Et de toute évidence, ce mépris de la macronie pour la seule institution nationale constituée d’élus au suffrage direct ne passe pas. Y compris au sein de la majorité. Mediapart rapporte notamment une intervention d’Agnès Firmin le Bodo, députée du groupe Agir ensemble, au cours de la réunion qui a acté la dissolution de la commission de l’Assemblée : « Je comprends les arguments du président : une mission, ça a un début et une fin. A partir du moment où un rapport a été rendu, je peux entendre que la mission soit arrêtée. Ce qui me gêne, c’est que rien ne la remplace. J’aurais voulu que le président s’engage à cela. »

Pour se justifier, les macronistes arguent que ce type de commission est temporaire, et que les commissions permanentes de l’Assemblée assurent d’ores et déjà un suivi de la gestion de la crise. « C’est le cinéma habituel des oppositions, qui ont souvent utilisé cette commission comme une scène politicienne.

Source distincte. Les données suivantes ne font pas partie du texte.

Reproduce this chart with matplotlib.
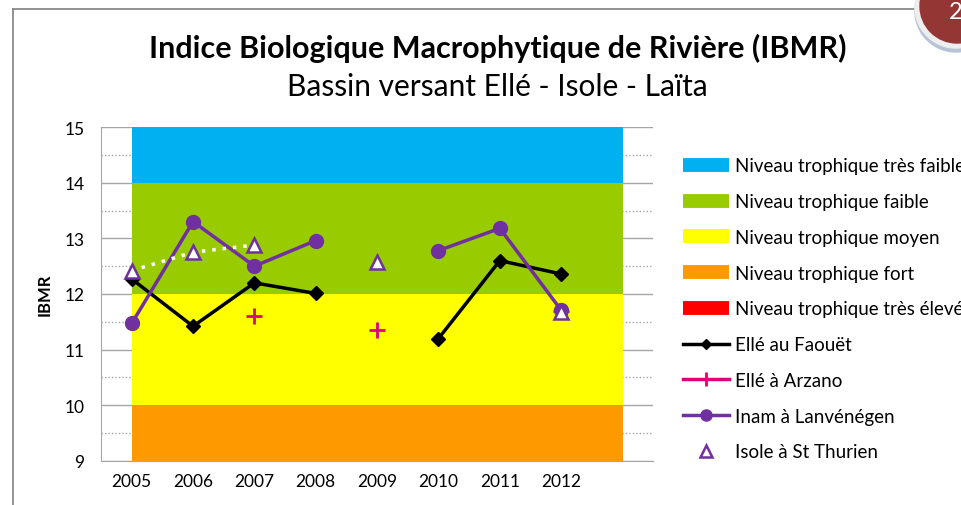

Les commissions d’enquête et missions d’information sont temporaires, c’est la vie parlementaire » a ainsi décrété Christophe Castaner, patron des députés LREM.

Mais quoi qu’en dise la majorité, la décision prise unilatéralement par les députés LREM de dissoudre cette mission d’information va dans le sens d’une concentration des pouvoirs et des prérogatives de l’exécutif quant à la crise sanitaire. Cela intervient dans la continuité de la pérennisation du conseil de défense, qui réunit quelques membres du gouvernement soigneusement sélectionné par Emmanuel Macron, pour gérer la crise. Un organe qui a peu à peu supplanté le conseil des ministres, dont chaque séance est rendue publique, contrairement aux réunions du conseil de défense qui se tiennent dans l’opacité la plus totale.

En définitive, cette nouvelle offensive de la macronie tend à renforcer les traits les plus anti-démocratiques de la Ve République. Le gouvernement continue sur la voie du tout-répressif pour répondre à la crise sanitaire, au détriment de mesures véritablement efficaces, à commencer par un investissement massif dans le système de santé.